I found it intriguing that you left out the Samuel Sherman disappearance. I'm wondering if that means you discounted any connection or whether you (like many online) doubted the very existence of such a person. I realize he's on an official list of missing individuals still maintained by law enforcement and they even have a putative DOB, but many still seem to think he might be pure fiction. If he is real, and he did disappear in that close proximity of both time and place under similar circumstances, it is troubling.
I think it's wonderful what Jason's mother managed to accomplish in the wake of what is doubtless a loss which renews each day as long as one has breath and a heartbeat. I think she has every reason to believe he is gone and at peace and I hope this brings her some small measure of peace, to know that he is not suffering. But I also understand the inability to let go when one does not have absolute certainty. I'm sure we'd all be the same way with a loved one. It's why we follow up on stories like this, hoping for some vicarious release from the worry. We all want a safe return for the missing and, barring that, justice.

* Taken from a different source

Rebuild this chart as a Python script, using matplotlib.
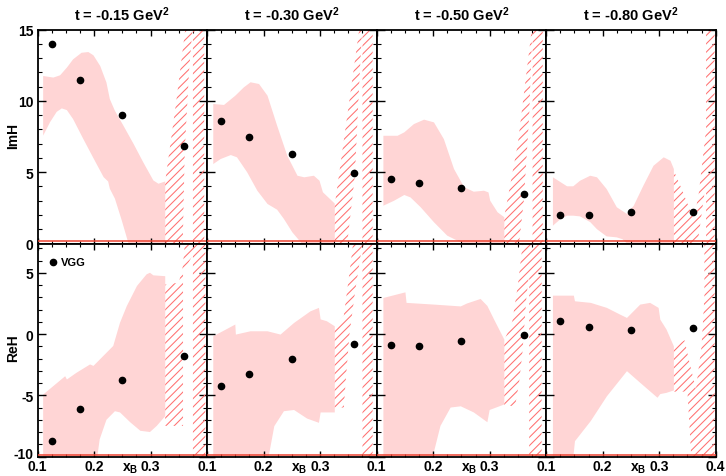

If only this disappearance had happened a few years later when cell phones and video cameras everywhere could assist in providing so much more knowledge. Probably every street on all possible routes to that high school have cameras eyes staring and recording.
I think in the future we could all benefit from microchip implants. Nanotechnology has advanced so far and we chip our pets for safe return. People scoff and worry about government spying or abuse of such technology, but we're approaching an age when everyone can be accounted for if such technology were utilized. This would be especially useful during the early stages of an abduction. And the chipping could be done so that it was truly unfindable by a perpetrator. Miniaturization capabilities are truly stunning these days.
I hope Jason's case has a miraculously improbable happy ending. Stranger things have happened. Sometimes the "rational" probability is not the actual outcome.